Work to do. Reproduce the records below exactly, leaving out any pictures.

Extracted data.
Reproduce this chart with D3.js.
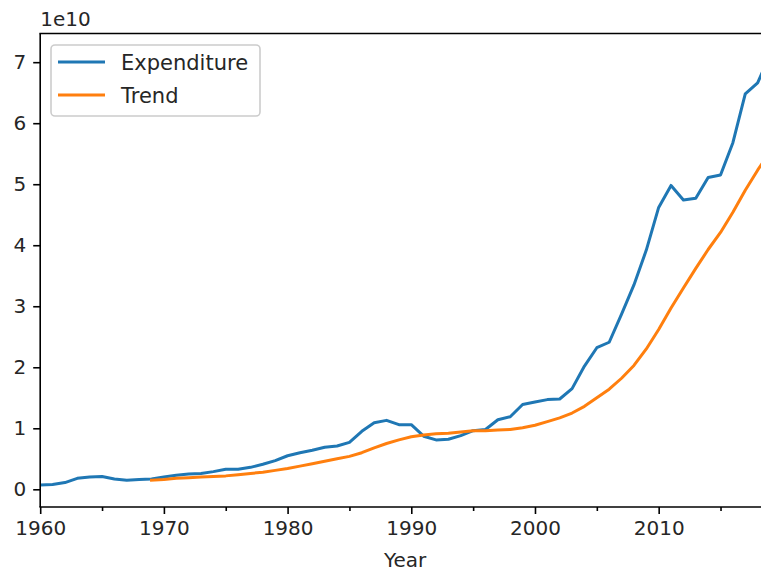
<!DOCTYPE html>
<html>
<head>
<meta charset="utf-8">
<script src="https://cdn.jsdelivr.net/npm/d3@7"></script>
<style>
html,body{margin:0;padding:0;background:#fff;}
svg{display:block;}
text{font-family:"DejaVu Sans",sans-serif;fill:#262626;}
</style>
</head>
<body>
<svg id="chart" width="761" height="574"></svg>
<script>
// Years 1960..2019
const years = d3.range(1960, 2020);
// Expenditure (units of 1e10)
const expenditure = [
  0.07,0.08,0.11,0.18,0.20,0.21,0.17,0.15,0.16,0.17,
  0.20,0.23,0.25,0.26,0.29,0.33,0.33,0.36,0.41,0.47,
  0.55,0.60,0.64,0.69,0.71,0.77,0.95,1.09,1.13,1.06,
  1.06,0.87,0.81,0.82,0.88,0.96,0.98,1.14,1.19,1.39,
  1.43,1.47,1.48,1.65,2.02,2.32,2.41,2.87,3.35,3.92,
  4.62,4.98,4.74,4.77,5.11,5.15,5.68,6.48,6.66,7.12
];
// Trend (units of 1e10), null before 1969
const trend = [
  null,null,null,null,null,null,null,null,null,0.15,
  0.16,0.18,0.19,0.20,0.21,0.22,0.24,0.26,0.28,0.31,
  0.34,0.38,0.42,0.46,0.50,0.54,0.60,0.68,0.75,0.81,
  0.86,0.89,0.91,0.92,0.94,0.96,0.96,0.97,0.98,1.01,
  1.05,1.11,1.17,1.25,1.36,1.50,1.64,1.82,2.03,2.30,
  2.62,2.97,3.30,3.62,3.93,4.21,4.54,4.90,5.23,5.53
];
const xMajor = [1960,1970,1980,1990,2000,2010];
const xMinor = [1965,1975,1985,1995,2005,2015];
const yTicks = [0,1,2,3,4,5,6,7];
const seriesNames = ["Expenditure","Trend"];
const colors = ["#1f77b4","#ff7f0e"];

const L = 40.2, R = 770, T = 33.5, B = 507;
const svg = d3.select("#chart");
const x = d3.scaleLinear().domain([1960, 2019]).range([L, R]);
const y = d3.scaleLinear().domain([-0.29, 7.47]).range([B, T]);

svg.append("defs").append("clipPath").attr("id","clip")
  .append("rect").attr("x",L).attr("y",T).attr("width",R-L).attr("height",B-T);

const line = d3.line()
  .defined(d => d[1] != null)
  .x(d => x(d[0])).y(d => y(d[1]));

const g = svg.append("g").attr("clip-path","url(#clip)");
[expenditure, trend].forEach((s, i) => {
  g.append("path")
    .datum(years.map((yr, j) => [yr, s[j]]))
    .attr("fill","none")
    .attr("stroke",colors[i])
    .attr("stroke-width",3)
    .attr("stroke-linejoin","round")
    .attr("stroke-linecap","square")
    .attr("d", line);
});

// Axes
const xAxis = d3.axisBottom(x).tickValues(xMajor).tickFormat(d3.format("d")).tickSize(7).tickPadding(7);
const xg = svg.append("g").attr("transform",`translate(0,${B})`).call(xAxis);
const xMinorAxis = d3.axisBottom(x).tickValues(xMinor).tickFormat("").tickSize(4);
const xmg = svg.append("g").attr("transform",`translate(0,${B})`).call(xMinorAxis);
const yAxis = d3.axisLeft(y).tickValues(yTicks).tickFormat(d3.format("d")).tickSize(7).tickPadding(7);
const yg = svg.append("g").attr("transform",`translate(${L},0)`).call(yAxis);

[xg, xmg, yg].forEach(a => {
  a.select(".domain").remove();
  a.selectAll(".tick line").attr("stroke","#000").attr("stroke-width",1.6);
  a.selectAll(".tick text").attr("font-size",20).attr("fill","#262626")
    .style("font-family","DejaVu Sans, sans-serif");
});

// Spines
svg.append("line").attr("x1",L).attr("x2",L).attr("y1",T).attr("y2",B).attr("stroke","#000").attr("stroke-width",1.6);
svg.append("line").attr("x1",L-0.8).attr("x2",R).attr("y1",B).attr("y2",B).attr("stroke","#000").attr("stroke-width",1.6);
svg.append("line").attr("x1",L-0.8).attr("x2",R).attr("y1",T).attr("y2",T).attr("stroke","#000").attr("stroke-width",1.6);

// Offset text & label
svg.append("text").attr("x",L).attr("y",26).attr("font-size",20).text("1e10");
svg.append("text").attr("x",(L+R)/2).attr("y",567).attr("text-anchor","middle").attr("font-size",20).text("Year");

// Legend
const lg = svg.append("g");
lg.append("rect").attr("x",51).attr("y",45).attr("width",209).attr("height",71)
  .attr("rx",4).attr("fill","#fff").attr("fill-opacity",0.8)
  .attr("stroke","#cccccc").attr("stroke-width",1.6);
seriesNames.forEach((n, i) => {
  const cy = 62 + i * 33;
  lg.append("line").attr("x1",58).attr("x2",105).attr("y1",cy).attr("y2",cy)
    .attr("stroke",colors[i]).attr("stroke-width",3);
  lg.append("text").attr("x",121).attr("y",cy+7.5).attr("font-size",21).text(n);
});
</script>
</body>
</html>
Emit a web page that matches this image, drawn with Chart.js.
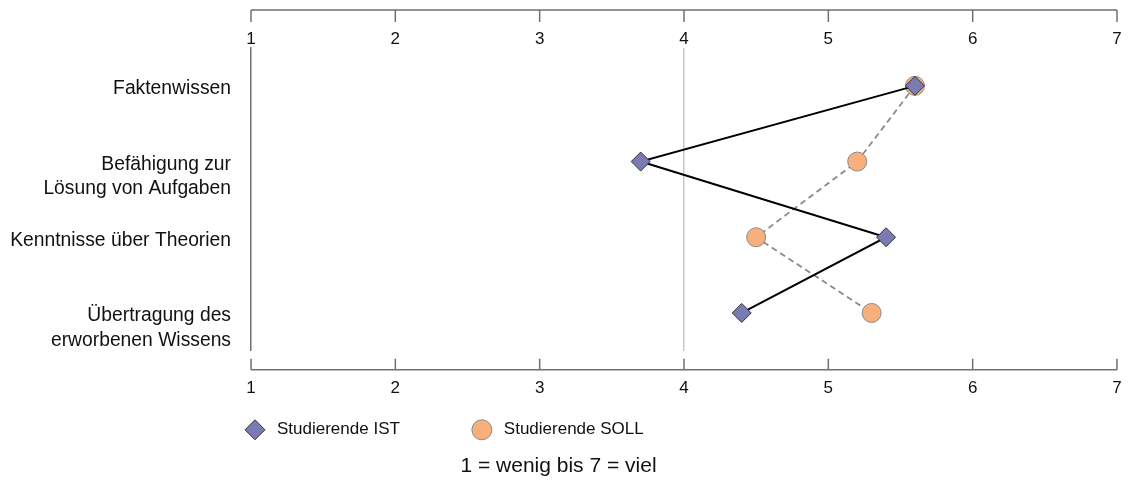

Task output.
Reproduce this chart with D3.js.
<!DOCTYPE html>
<html>
<head>
<meta charset="utf-8">
<script src="https://cdn.jsdelivr.net/npm/d3@7"></script>
<style>
html,body{margin:0;padding:0;background:#fff;}
svg{display:block;}
text{font-family:"DejaVu Sans",sans-serif;fill:#262626;}
</style>
</head>
<body>
<svg id="chart" width="761" height="574"></svg>
<script>
// Years 1960..2019
const years = d3.range(1960, 2020);
// Expenditure (units of 1e10)
const expenditure = [
  0.07,0.08,0.11,0.18,0.20,0.21,0.17,0.15,0.16,0.17,
  0.20,0.23,0.25,0.26,0.29,0.33,0.33,0.36,0.41,0.47,
  0.55,0.60,0.64,0.69,0.71,0.77,0.95,1.09,1.13,1.06,
  1.06,0.87,0.81,0.82,0.88,0.96,0.98,1.14,1.19,1.39,
  1.43,1.47,1.48,1.65,2.02,2.32,2.41,2.87,3.35,3.92,
  4.62,4.98,4.74,4.77,5.11,5.15,5.68,6.48,6.66,7.12
];
// Trend (units of 1e10), null before 1969
const trend = [
  null,null,null,null,null,null,null,null,null,0.15,
  0.16,0.18,0.19,0.20,0.21,0.22,0.24,0.26,0.28,0.31,
  0.34,0.38,0.42,0.46,0.50,0.54,0.60,0.68,0.75,0.81,
  0.86,0.89,0.91,0.92,0.94,0.96,0.96,0.97,0.98,1.01,
  1.05,1.11,1.17,1.25,1.36,1.50,1.64,1.82,2.03,2.30,
  2.62,2.97,3.30,3.62,3.93,4.21,4.54,4.90,5.23,5.53
];
const xMajor = [1960,1970,1980,1990,2000,2010];
const xMinor = [1965,1975,1985,1995,2005,2015];
const yTicks = [0,1,2,3,4,5,6,7];
const seriesNames = ["Expenditure","Trend"];
const colors = ["#1f77b4","#ff7f0e"];

const L = 40.2, R = 770, T = 33.5, B = 507;
const svg = d3.select("#chart");
const x = d3.scaleLinear().domain([1960, 2019]).range([L, R]);
const y = d3.scaleLinear().domain([-0.29, 7.47]).range([B, T]);

svg.append("defs").append("clipPath").attr("id","clip")
  .append("rect").attr("x",L).attr("y",T).attr("width",R-L).attr("height",B-T);

const line = d3.line()
  .defined(d => d[1] != null)
  .x(d => x(d[0])).y(d => y(d[1]));

const g = svg.append("g").attr("clip-path","url(#clip)");
[expenditure, trend].forEach((s, i) => {
  g.append("path")
    .datum(years.map((yr, j) => [yr, s[j]]))
    .attr("fill","none")
    .attr("stroke",colors[i])
    .attr("stroke-width",3)
    .attr("stroke-linejoin","round")
    .attr("stroke-linecap","square")
    .attr("d", line);
});

// Axes
const xAxis = d3.axisBottom(x).tickValues(xMajor).tickFormat(d3.format("d")).tickSize(7).tickPadding(7);
const xg = svg.append("g").attr("transform",`translate(0,${B})`).call(xAxis);
const xMinorAxis = d3.axisBottom(x).tickValues(xMinor).tickFormat("").tickSize(4);
const xmg = svg.append("g").attr("transform",`translate(0,${B})`).call(xMinorAxis);
const yAxis = d3.axisLeft(y).tickValues(yTicks).tickFormat(d3.format("d")).tickSize(7).tickPadding(7);
const yg = svg.append("g").attr("transform",`translate(${L},0)`).call(yAxis);

[xg, xmg, yg].forEach(a => {
  a.select(".domain").remove();
  a.selectAll(".tick line").attr("stroke","#000").attr("stroke-width",1.6);
  a.selectAll(".tick text").attr("font-size",20).attr("fill","#262626")
    .style("font-family","DejaVu Sans, sans-serif");
});

// Spines
svg.append("line").attr("x1",L).attr("x2",L).attr("y1",T).attr("y2",B).attr("stroke","#000").attr("stroke-width",1.6);
svg.append("line").attr("x1",L-0.8).attr("x2",R).attr("y1",B).attr("y2",B).attr("stroke","#000").attr("stroke-width",1.6);
svg.append("line").attr("x1",L-0.8).attr("x2",R).attr("y1",T).attr("y2",T).attr("stroke","#000").attr("stroke-width",1.6);

// Offset text & label
svg.append("text").attr("x",L).attr("y",26).attr("font-size",20).text("1e10");
svg.append("text").attr("x",(L+R)/2).attr("y",567).attr("text-anchor","middle").attr("font-size",20).text("Year");

// Legend
const lg = svg.append("g");
lg.append("rect").attr("x",51).attr("y",45).attr("width",209).attr("height",71)
  .attr("rx",4).attr("fill","#fff").attr("fill-opacity",0.8)
  .attr("stroke","#cccccc").attr("stroke-width",1.6);
seriesNames.forEach((n, i) => {
  const cy = 62 + i * 33;
  lg.append("line").attr("x1",58).attr("x2",105).attr("y1",cy).attr("y2",cy)
    .attr("stroke",colors[i]).attr("stroke-width",3);
  lg.append("text").attr("x",121).attr("y",cy+7.5).attr("font-size",21).text(n);
});
</script>
</body>
</html>
Emit a web page that matches this image, drawn with Chart.js.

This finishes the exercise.